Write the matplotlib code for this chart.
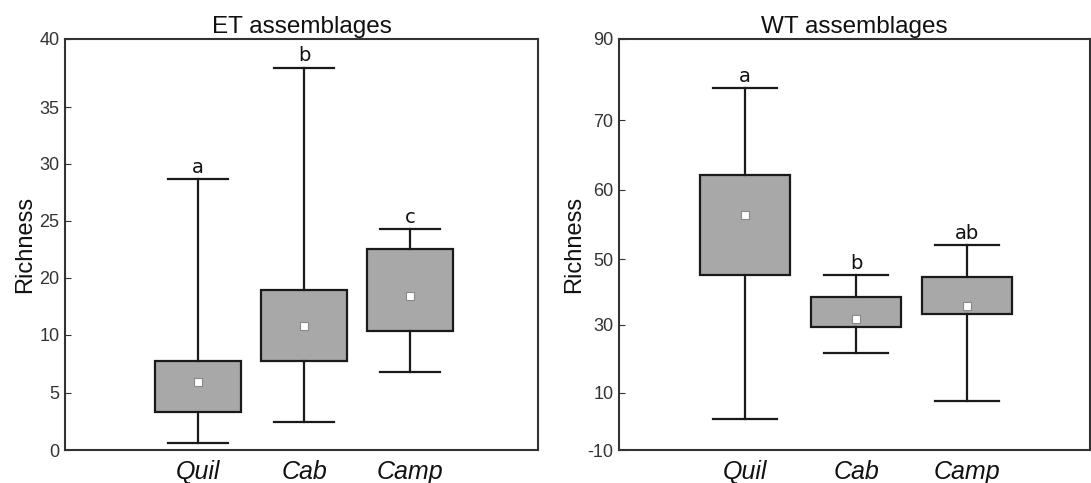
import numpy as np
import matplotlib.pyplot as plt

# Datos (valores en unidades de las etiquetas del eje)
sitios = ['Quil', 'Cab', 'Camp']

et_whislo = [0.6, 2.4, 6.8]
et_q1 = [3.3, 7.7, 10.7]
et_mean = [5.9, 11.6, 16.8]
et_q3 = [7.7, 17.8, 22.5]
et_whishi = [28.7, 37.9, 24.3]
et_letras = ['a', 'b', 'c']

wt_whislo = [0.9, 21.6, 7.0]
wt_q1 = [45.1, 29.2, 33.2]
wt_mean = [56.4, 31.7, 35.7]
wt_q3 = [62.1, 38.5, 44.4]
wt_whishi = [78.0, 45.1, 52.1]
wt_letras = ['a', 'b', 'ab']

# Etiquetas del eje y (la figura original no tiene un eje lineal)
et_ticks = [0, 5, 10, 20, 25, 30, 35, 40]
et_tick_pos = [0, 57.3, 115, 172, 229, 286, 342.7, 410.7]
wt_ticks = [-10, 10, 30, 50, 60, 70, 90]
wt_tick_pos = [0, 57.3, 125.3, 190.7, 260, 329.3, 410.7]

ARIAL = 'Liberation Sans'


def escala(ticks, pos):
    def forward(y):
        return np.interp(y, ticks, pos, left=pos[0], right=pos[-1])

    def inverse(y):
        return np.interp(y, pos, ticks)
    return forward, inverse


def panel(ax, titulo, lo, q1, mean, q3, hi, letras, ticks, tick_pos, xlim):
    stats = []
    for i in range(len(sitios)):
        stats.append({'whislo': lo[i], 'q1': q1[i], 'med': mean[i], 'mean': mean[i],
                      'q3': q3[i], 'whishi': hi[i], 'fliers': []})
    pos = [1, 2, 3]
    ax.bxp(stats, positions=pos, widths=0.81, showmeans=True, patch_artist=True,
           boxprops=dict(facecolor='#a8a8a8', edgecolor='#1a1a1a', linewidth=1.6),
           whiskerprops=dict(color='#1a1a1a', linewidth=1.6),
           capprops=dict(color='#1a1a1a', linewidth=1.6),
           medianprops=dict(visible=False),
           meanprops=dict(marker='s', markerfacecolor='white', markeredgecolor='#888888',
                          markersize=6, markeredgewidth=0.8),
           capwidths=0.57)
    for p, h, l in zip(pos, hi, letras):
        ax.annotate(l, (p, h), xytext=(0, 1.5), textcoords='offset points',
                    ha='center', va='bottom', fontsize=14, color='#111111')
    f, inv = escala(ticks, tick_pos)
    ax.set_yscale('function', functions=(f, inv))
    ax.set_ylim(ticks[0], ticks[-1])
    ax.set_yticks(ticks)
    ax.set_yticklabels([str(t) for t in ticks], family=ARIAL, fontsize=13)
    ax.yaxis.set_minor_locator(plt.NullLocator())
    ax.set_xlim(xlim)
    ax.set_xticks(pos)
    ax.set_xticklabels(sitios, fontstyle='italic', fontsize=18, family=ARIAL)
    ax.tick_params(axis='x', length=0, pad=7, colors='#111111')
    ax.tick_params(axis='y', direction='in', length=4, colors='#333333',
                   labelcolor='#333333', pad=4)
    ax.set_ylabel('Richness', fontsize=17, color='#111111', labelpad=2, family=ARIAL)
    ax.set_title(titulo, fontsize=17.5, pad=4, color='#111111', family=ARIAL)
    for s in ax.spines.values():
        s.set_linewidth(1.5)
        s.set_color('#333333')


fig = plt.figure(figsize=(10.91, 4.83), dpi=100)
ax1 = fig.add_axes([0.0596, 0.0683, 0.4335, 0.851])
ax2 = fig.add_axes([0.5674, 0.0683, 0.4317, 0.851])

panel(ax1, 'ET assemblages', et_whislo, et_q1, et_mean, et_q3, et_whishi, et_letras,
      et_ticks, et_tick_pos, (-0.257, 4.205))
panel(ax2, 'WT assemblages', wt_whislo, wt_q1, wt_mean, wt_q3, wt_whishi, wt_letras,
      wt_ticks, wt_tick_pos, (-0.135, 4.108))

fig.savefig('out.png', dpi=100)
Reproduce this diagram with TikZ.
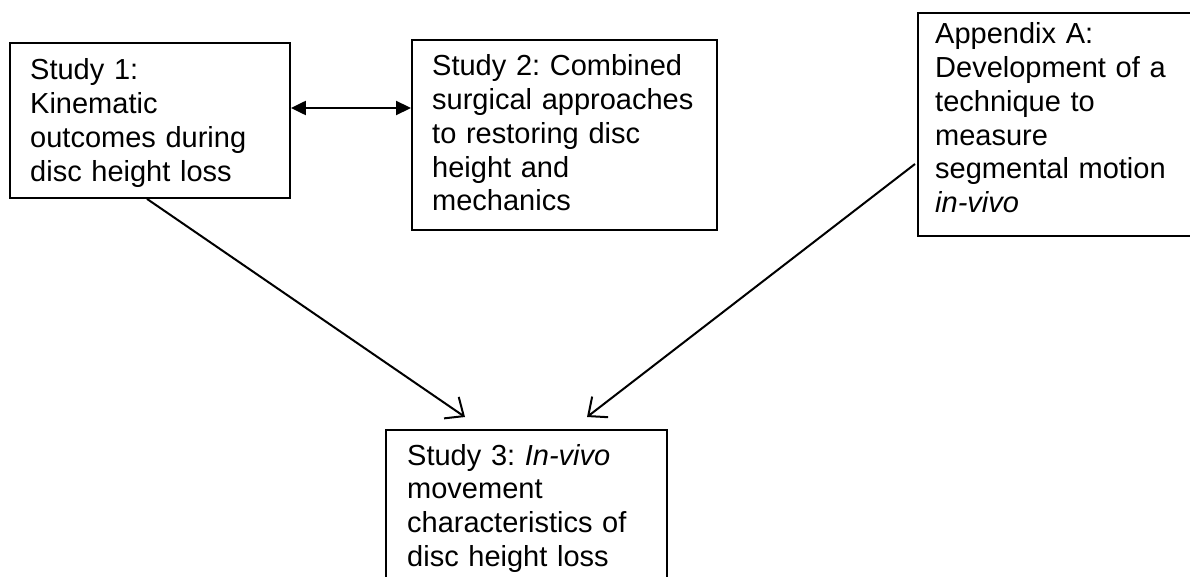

┄┄┄┄┄┄

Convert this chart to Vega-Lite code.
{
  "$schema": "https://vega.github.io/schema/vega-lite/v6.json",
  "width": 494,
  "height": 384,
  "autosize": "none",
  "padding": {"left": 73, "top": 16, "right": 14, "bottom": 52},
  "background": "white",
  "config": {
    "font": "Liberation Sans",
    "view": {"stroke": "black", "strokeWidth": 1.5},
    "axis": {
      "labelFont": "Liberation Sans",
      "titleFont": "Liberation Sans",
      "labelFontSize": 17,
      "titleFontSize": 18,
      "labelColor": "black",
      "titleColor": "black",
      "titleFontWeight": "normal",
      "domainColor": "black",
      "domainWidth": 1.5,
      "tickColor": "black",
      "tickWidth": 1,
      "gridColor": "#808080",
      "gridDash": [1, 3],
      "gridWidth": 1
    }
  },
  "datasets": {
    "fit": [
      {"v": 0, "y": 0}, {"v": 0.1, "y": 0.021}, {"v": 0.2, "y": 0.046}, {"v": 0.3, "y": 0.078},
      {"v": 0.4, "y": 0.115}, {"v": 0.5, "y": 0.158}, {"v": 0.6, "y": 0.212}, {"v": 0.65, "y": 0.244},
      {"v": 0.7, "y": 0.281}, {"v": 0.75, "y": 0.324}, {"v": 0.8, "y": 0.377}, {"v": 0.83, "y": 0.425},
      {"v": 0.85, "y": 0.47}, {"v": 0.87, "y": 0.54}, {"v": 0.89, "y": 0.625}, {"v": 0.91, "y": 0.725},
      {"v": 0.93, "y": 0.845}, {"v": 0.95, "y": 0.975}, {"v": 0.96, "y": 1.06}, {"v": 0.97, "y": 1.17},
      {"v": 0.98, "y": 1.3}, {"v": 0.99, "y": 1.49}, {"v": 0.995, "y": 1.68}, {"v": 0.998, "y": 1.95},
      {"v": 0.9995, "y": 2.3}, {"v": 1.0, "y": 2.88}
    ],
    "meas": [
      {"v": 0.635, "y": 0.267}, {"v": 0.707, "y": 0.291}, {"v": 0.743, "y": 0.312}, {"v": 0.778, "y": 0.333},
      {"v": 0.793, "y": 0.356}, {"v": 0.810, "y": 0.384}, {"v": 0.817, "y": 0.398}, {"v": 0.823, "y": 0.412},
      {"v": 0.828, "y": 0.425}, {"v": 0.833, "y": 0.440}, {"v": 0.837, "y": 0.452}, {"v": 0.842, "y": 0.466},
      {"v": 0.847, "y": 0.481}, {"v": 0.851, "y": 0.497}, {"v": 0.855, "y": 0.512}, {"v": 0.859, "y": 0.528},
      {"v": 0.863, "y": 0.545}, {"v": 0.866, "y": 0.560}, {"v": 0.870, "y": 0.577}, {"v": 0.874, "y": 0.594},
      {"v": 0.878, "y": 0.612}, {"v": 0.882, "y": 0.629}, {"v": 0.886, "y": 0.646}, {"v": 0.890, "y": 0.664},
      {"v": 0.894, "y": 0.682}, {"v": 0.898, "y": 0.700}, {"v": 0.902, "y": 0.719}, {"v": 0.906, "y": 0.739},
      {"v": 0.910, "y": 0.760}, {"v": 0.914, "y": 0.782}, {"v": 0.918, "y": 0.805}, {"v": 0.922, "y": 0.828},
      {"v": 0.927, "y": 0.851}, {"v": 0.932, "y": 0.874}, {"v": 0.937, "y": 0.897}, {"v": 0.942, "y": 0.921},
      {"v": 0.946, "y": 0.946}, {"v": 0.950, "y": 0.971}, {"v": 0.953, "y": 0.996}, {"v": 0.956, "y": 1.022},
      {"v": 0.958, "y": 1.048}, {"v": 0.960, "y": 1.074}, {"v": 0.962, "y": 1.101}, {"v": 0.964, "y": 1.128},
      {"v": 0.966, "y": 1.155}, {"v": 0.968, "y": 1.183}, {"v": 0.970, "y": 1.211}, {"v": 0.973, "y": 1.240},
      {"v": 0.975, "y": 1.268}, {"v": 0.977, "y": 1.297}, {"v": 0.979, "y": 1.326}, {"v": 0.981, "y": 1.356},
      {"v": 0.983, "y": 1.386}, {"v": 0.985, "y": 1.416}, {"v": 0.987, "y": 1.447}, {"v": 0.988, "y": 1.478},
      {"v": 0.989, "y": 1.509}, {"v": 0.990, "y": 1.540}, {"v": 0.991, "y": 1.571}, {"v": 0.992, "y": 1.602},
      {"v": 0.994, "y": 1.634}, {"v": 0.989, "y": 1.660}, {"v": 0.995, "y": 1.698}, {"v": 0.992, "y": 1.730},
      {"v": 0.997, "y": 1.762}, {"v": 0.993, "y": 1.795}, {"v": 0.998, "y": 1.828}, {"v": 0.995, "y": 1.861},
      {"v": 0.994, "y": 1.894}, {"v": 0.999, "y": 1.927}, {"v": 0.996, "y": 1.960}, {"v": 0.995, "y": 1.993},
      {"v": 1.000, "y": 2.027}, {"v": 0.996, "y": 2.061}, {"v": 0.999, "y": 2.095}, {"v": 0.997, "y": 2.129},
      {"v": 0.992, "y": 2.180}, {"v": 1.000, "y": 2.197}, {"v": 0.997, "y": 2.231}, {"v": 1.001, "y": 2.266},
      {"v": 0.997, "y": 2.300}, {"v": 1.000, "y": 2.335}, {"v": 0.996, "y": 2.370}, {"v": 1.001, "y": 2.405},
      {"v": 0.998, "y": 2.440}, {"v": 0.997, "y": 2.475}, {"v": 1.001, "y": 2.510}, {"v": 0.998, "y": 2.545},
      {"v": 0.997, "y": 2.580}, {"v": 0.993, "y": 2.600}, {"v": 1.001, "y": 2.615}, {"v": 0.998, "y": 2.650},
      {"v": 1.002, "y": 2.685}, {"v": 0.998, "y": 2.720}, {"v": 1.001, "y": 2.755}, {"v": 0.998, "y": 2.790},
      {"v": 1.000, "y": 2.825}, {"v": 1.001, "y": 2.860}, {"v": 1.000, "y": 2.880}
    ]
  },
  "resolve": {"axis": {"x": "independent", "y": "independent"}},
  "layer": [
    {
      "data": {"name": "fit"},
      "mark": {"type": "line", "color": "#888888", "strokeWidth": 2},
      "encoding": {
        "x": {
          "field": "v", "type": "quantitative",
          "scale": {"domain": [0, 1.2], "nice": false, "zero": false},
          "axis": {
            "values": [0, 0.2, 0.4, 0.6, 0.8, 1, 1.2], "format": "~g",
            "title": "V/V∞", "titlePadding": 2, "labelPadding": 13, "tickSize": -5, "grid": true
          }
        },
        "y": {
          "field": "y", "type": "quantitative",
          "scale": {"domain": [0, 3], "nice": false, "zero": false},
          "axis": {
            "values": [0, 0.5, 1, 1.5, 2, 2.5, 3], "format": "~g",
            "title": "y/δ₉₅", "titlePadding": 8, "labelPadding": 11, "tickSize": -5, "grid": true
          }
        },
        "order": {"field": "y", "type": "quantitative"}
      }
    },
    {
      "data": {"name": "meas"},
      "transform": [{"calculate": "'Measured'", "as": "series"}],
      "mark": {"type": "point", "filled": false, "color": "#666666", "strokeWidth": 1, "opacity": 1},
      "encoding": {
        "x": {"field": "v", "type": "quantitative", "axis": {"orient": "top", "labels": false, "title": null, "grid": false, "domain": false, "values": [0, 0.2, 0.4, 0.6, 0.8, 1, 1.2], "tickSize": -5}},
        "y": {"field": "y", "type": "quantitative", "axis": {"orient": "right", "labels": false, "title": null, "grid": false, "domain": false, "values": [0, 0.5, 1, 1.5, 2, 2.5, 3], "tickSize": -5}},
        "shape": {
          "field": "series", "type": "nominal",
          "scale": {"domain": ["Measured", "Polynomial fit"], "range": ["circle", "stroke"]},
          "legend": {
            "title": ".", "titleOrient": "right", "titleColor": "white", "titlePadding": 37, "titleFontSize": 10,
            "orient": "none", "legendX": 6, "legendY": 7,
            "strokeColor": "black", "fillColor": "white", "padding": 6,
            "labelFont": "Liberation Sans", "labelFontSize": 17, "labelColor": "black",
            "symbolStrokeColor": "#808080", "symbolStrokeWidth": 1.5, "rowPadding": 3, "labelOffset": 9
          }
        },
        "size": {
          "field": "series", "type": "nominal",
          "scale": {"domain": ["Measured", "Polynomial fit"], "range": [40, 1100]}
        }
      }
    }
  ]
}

┄┄┄┄┄┄

In the listing above, find the line with "Write the matplotlib code for this chart." and the line with "wt_letras = ['a', 'b', 'ab']". Set down exactly those lines and everything between them, skipping pictures.

▸ **COMPLETED TASK**:
Write the matplotlib code for this chart.
import numpy as np
import matplotlib.pyplot as plt

# Datos (valores en unidades de las etiquetas del eje)
sitios = ['Quil', 'Cab', 'Camp']

et_whislo = [0.6, 2.4, 6.8]
et_q1 = [3.3, 7.7, 10.7]
et_mean = [5.9, 11.6, 16.8]
et_q3 = [7.7, 17.8, 22.5]
et_whishi = [28.7, 37.9, 24.3]
et_letras = ['a', 'b', 'c']

wt_whislo = [0.9, 21.6, 7.0]
wt_q1 = [45.1, 29.2, 33.2]
wt_mean = [56.4, 31.7, 35.7]
wt_q3 = [62.1, 38.5, 44.4]
wt_whishi = [78.0, 45.1, 52.1]
wt_letras = ['a', 'b', 'ab']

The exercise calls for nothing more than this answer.